TASK DIRECTIONS » The listing below holds pictures; exclude them. Return exactly the lines from the one with "Rebuild this chart" through the one with "import plotly.graph_objects as go".

[Start RECORDS FOR THE TASK]

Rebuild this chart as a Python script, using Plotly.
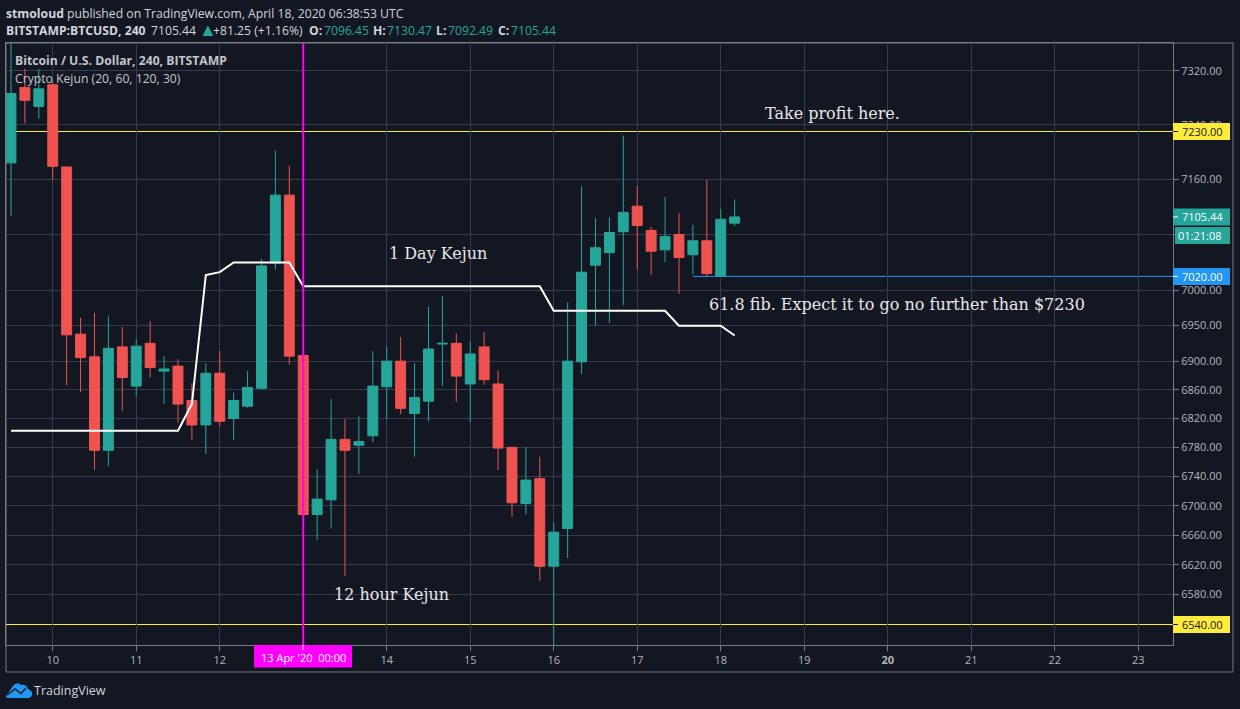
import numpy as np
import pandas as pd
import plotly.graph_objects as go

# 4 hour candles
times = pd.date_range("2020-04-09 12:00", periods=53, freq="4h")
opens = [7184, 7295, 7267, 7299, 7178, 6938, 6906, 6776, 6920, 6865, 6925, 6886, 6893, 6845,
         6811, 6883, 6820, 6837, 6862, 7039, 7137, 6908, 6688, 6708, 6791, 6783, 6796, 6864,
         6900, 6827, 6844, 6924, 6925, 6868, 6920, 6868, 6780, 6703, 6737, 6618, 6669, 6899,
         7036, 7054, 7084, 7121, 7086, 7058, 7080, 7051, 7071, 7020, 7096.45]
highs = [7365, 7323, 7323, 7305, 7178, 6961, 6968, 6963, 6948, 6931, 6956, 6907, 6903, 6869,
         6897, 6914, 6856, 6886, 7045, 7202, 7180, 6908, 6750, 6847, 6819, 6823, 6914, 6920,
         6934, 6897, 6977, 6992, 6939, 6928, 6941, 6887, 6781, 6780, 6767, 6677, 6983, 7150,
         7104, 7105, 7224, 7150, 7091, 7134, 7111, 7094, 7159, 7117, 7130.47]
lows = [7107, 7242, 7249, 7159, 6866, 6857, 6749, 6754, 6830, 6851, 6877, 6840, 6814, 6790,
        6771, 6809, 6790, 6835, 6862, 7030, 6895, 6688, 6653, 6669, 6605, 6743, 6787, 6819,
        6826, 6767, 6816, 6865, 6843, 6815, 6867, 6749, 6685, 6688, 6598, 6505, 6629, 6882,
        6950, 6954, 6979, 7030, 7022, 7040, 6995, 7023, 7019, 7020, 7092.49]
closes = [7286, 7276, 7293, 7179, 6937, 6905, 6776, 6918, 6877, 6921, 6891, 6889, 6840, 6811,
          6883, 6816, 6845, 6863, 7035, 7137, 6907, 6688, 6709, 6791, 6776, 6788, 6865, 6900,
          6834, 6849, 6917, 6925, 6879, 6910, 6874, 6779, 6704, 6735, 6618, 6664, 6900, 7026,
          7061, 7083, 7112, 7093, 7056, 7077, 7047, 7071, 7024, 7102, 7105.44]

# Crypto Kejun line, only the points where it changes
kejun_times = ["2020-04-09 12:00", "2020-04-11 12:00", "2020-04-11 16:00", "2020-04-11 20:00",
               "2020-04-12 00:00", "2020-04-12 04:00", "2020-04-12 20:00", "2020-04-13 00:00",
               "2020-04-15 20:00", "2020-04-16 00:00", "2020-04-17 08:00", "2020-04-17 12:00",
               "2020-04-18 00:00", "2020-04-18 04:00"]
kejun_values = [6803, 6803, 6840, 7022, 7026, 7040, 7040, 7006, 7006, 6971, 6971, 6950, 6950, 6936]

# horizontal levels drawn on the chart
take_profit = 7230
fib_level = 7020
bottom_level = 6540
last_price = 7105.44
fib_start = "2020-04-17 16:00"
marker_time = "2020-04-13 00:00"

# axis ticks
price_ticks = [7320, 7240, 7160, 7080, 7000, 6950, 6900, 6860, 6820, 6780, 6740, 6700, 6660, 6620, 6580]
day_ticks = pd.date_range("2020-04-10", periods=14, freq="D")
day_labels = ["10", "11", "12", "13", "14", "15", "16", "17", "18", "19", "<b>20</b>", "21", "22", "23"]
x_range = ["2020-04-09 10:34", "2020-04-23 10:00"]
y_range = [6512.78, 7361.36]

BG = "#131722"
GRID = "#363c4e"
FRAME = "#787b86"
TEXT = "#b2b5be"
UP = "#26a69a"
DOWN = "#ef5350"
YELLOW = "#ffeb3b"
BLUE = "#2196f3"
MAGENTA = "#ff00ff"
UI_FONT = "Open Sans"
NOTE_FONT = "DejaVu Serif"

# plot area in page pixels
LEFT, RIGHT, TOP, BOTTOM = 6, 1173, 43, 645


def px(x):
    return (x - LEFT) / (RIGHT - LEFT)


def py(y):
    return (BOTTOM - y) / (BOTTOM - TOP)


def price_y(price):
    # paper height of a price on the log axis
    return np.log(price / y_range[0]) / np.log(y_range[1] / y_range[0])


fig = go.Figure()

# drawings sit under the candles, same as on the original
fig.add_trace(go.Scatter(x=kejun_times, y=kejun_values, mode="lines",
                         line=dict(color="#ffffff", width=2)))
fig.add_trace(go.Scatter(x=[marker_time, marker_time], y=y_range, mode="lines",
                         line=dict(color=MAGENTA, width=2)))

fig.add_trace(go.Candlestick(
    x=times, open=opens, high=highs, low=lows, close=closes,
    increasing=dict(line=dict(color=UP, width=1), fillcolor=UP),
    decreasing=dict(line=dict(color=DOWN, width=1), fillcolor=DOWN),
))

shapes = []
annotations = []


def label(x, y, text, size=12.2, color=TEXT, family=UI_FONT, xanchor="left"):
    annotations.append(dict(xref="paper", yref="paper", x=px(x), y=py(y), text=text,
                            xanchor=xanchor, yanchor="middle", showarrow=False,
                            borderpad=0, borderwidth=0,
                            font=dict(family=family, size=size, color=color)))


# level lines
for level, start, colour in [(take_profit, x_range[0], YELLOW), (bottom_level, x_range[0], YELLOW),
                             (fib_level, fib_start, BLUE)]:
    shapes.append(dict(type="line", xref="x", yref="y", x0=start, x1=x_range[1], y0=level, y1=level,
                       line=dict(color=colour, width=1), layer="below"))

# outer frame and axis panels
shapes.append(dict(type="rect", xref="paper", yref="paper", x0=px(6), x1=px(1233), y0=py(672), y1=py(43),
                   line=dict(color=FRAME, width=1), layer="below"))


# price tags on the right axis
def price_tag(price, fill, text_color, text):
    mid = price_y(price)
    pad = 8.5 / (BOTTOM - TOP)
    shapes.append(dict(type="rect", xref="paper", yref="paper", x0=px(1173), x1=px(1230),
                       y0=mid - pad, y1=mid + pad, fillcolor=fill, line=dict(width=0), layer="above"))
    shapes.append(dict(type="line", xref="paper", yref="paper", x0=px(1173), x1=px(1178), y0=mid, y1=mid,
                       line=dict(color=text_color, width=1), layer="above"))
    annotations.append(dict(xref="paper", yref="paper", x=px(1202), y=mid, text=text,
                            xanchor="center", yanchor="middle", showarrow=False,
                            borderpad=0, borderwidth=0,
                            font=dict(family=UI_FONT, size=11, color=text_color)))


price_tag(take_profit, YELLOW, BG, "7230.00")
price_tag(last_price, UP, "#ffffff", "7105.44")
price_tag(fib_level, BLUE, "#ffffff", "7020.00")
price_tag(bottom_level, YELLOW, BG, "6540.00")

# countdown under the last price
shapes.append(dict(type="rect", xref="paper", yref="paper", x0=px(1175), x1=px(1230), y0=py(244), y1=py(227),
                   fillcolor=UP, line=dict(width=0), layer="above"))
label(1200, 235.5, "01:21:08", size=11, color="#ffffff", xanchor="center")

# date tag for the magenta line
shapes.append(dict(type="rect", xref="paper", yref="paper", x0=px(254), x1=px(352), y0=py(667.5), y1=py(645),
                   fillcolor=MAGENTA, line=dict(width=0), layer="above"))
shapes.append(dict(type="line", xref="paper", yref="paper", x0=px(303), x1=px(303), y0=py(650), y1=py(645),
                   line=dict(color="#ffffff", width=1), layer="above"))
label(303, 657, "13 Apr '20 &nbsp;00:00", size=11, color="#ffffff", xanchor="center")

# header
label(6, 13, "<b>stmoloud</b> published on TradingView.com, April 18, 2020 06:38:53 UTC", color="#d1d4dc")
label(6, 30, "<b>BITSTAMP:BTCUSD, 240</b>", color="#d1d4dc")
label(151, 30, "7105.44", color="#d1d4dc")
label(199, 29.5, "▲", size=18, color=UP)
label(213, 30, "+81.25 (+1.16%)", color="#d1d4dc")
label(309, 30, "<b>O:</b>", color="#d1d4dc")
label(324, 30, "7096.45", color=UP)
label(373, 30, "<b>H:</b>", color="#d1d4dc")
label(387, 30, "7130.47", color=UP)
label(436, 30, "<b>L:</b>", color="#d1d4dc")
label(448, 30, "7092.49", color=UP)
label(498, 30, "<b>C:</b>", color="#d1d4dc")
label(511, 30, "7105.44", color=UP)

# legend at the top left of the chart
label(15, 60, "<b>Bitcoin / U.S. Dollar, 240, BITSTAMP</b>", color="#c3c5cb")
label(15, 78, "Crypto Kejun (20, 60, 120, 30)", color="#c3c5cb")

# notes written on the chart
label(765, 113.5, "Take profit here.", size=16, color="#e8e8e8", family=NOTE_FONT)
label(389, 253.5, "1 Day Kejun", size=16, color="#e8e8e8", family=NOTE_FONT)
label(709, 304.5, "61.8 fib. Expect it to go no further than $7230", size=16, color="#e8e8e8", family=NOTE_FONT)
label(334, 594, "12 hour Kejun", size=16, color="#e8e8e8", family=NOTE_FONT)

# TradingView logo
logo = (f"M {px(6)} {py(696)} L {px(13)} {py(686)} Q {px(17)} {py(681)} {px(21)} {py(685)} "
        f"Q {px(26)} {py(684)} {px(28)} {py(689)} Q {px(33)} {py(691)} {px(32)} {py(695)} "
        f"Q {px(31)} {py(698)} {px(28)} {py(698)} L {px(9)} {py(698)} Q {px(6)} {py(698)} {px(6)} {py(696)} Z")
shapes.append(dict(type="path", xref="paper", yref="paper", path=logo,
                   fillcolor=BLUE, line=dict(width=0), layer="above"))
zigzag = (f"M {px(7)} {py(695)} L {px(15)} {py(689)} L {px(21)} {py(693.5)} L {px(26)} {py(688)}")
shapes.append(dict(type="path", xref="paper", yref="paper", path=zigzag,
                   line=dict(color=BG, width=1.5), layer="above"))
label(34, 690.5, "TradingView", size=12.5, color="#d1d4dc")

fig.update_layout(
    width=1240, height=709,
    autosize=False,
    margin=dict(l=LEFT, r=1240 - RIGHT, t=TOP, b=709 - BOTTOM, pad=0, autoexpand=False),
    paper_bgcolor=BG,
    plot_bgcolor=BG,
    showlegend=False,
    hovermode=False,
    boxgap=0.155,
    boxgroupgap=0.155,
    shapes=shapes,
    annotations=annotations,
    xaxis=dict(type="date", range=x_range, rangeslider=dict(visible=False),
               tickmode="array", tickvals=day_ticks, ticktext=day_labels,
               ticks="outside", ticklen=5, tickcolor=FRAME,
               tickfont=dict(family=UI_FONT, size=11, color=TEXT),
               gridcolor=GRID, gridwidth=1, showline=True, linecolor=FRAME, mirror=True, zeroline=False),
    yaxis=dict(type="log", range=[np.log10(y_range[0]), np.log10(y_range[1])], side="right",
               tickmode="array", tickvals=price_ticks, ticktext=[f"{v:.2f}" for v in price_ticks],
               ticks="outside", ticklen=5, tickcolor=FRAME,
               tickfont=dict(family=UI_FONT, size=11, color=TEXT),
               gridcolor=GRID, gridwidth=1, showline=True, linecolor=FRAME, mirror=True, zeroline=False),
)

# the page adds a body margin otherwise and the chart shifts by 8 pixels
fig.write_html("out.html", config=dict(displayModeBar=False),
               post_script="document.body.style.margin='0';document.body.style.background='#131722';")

[End RECORDS FOR THE TASK]
[Start RECORDS FOR THE TASK]

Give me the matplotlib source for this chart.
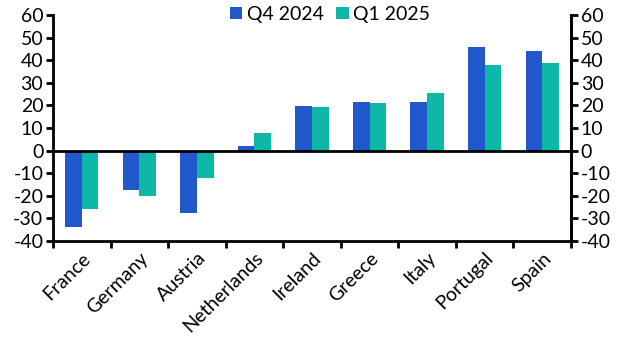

[End RECORDS FOR THE TASK]
[Start RECORDS FOR THE TASK]

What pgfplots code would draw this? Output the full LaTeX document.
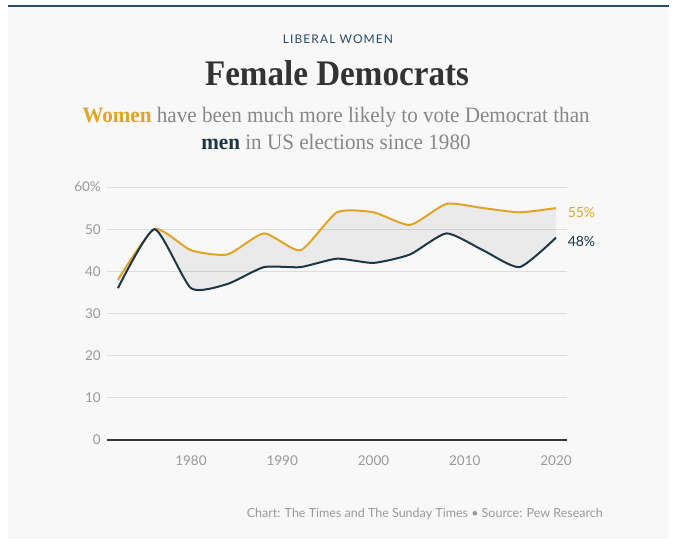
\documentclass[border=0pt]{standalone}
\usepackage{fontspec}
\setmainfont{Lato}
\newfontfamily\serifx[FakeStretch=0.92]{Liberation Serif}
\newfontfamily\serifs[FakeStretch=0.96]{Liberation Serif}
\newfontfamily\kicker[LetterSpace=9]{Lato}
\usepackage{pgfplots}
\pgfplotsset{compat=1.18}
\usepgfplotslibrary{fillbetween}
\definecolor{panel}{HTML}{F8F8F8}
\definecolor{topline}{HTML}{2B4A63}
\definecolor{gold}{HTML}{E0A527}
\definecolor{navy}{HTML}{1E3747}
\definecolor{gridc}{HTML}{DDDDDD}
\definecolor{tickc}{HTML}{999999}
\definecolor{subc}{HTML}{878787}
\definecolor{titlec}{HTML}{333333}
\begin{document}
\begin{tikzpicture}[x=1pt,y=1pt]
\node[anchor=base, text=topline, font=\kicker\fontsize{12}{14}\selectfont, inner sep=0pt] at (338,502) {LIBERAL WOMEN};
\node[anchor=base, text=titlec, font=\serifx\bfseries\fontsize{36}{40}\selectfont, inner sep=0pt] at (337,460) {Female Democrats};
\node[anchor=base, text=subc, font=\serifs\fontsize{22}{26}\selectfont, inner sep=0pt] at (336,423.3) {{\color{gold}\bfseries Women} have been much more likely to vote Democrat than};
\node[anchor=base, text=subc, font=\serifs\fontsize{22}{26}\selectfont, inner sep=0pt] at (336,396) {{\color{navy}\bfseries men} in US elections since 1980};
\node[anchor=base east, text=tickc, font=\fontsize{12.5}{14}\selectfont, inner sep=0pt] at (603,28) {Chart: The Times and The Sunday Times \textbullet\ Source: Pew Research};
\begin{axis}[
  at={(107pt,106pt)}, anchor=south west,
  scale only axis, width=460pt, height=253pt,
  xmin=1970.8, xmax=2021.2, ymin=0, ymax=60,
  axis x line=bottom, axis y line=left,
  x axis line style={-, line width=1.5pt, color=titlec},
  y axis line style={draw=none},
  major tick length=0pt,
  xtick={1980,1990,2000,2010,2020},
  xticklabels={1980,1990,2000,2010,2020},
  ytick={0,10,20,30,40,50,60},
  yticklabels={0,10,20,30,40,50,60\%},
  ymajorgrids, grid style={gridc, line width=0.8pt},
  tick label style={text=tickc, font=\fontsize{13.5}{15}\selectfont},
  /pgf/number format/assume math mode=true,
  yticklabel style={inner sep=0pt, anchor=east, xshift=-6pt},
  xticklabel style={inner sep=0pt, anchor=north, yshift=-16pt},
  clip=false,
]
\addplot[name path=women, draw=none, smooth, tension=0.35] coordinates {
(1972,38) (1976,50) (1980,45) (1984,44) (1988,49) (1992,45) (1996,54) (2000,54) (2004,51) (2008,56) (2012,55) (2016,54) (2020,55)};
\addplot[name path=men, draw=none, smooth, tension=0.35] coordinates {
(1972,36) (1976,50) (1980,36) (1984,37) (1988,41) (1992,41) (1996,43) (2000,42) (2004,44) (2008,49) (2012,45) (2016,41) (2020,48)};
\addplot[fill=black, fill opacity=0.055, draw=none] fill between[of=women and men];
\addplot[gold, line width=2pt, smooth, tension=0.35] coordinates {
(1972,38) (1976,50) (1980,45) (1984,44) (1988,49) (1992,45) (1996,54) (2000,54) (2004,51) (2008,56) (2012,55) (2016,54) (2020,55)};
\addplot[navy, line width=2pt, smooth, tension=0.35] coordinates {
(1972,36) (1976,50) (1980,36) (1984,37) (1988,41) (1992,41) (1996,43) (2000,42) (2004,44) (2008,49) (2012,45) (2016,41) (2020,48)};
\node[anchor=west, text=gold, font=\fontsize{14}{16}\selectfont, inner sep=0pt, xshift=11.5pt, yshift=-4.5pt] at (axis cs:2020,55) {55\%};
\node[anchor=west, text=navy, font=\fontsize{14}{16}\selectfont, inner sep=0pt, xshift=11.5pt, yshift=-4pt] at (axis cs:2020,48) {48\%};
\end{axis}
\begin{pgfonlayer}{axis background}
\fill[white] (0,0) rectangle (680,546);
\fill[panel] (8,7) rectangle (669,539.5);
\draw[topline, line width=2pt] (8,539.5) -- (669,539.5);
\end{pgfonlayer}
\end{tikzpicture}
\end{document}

[End RECORDS FOR THE TASK]

FULL ANSWER »
Rebuild this chart as a Python script, using Plotly.
import numpy as np
import pandas as pd
import plotly.graph_objects as go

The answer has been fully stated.